The detectives retreated down to the street, where they were joined by an estimated 100 police officers rushed in from all parts of the city. Crowley yelled down at the assembled cops, “I'm up here! Come and get me!”
Over the course of the next several hours, and while an estimated 15,000 onlookers gawked from the streets and open tenement windows, more than 700 bullets were fired into Crowley's apartment. Crowley had an arsenal himself, and he brazenly returned fire. Safely under the bed, Helen Walsh and Fats reloaded Crowley's guns for him.
At one point, the police cut a hole in the roof, and they dropped gas canisters into Crowley's apartment. Crowley calmly picked up the smoking canisters and threw them out the window, overcoming several police officers below. Finally, a dozen cops broke down Crowley's door, and with four slugs in Crowley's body, the police were finally able to subdue him. Fats and Helen gave up without a whimper.
The newspapers had a field day with this one. Crowley was described as “A Mad Irish Gunman” (even though he was actually German), with “the face of an altar boy.” Crowley and Fats were convicted of the murder of Virginia Brannen and Crowley of the murder of patrolmen Frederick Hirsch. They were both sentenced to die in the Sing Sing electric chair.
In jail, Crowley kept up his tough-guy act. He made a club from a wrapped-up newspaper and some wire from under his bed. Then he tried to fight his way out of prison, by cracking a guard over the head with his handmade club. His escape attempt having failed, Crowley set fire to his cell. And when that didn't work, he took off all his clothes and stuffed them into his toilet, flooding his cell. For these disturbances, Warden Lewis E. Lawes forced Crowley to sit naked in his cell for several days until the young maniac quieted down.
During his last days on earth, Crowley mellowed a bit. A bird flew into his cell, and he nurtured it. Crowley also began drawing pictures, a skill for which he had more than a little talent.
On December 10, 1931, Fats got the juice first. After Fats and Crowley hugged a last goodbye, and Fats starte
d his last lonely trek down the hall to the chair, Crowley told a guard, “There goes a great guy, a square-shooter, and my pal.”
Crowley was not so charitable to Helen, whom he refused to see, even though she visited the prison almost every day.
“She's out!” he told the newspapers, “She's going around with a cop! I won't even look at her!”
On January 21, 1932, Crowley followed the same path to the electric chair which his old pal Fats had traveled. After the black leather mask was pulled over his face, Crowley's last words were, “Send my love to my mother.”
The lever was thrown, and Francis “Two Gun” Crowley was executed at the tender age of 19.
Daybreak Boys
When the Daybreak Boys formed their treacherous little gang in the late 1840's, there were said to be three dozen members, none of whom was over the age of 20. Some of the Daybreak Boys were as young as 10 years old. However, lack of age never meant a paucity of violence.

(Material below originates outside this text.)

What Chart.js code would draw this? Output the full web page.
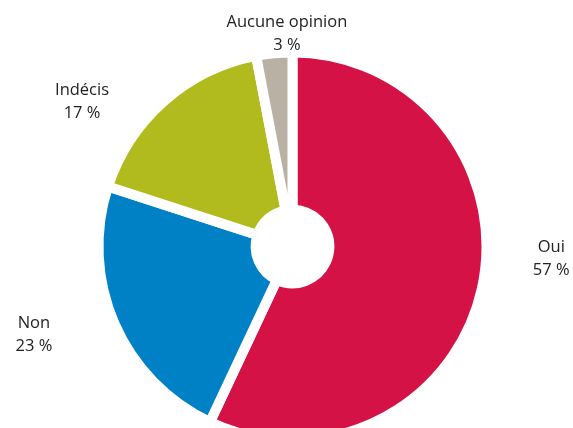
<!DOCTYPE html>
<html>
<head>
<meta charset="utf-8">
<script src="https://cdn.jsdelivr.net/npm/chart.js@4"></script>
<style>
  html, body { margin: 0; padding: 0; background: #fff; }
  #wrap { width: 573px; height: 428px; }
</style>
</head>
<body>
<div id="wrap"><canvas id="pie" width="573" height="428"></canvas></div>
<script>
const categories = ["Oui", "Non", "Indécis", "Aucune opinion"];
const shares = [57, 23, 17, 3];
const sliceColors = ["#d41246", "#0081c6", "#b2bb1e", "#bab1a5"];

// where each label sits: angle (deg, clockwise from top) and gap beyond the outer edge
const labelAngles = [92.6, 251.3, 304.7, 358.5];
const labelGaps = [70, 84, 67, 25];

const outsideLabels = {
  id: "outsideLabels",
  afterDraw(chart) {
    const arc = chart.getDatasetMeta(0).data[0];
    const ctx = chart.ctx;
    const r = arc.outerRadius - 5;
    ctx.save();
    ctx.font = '16.5px "Open Sans"';
    ctx.fillStyle = "#222222";
    ctx.textAlign = "center";
    ctx.textBaseline = "alphabetic";
    categories.forEach((name, i) => {
      const a = labelAngles[i] * Math.PI / 180;
      const d = r + labelGaps[i];
      const x = arc.x + Math.sin(a) * d;
      const y = arc.y - Math.cos(a) * d;
      ctx.fillText(name, x, y - 5.8);
      ctx.fillText(shares[i] + " %", x, y + 17.2);
    });
    ctx.restore();
  }
};

new Chart(document.getElementById("pie").getContext("2d"), {
  type: "doughnut",
  data: {
    labels: categories,
    datasets: [{
      data: shares,
      backgroundColor: sliceColors,
      borderColor: "#ffffff",
      borderWidth: 10,
      radius: 194,
      hoverOffset: 0
    }]
  },
  options: {
    responsive: false,
    animation: false,
    cutout: "19%",
    events: [],
    layout: { padding: { left: 12, top: 65, right: 0, bottom: 0 } },
    plugins: {
      legend: { display: false },
      tooltip: { enabled: false }
    }
  },
  plugins: [outsideLabels]
});
</script>
</body>
</html>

The Daybreak Boys' first leaders were Nicholas Saul and William Howlett, who were 16 and 15 years-old, respectively, when they took control of the gang. Other noted members were murderers like Slobbery Jim, Sow Madden, Cow-legged Sam McCarthy, and Patsy the Barber.
It was rumored that every member of the gang had committed at least one murder and scores of robberies before they reached the age of 16. The police said The Daybreak Boys not only murdered in the course of a robbery, but also for the sheer ecstasy of doing so, even if there was no hope of cashing in on a score. The police estimated in the three years that Saul and Howlett were their leaders, the Daybreak Boys robbed over $100,000, and killed as many as 40 people.
The Daybreak Boys' base of operations was the Slaughter House Point, owned by Pete Williams, located at the intersection of James and Water Streets. On August 25, 1852, a passing policeman looked in at the Slaughter House Point, and he saw Saul and Howlett huddled in a corner with low-level gang member Bill Johnson, who was half-sloshed. The policeman suspected the three men were up to no good, and he decided to drop by later. When he did, the three men were gone.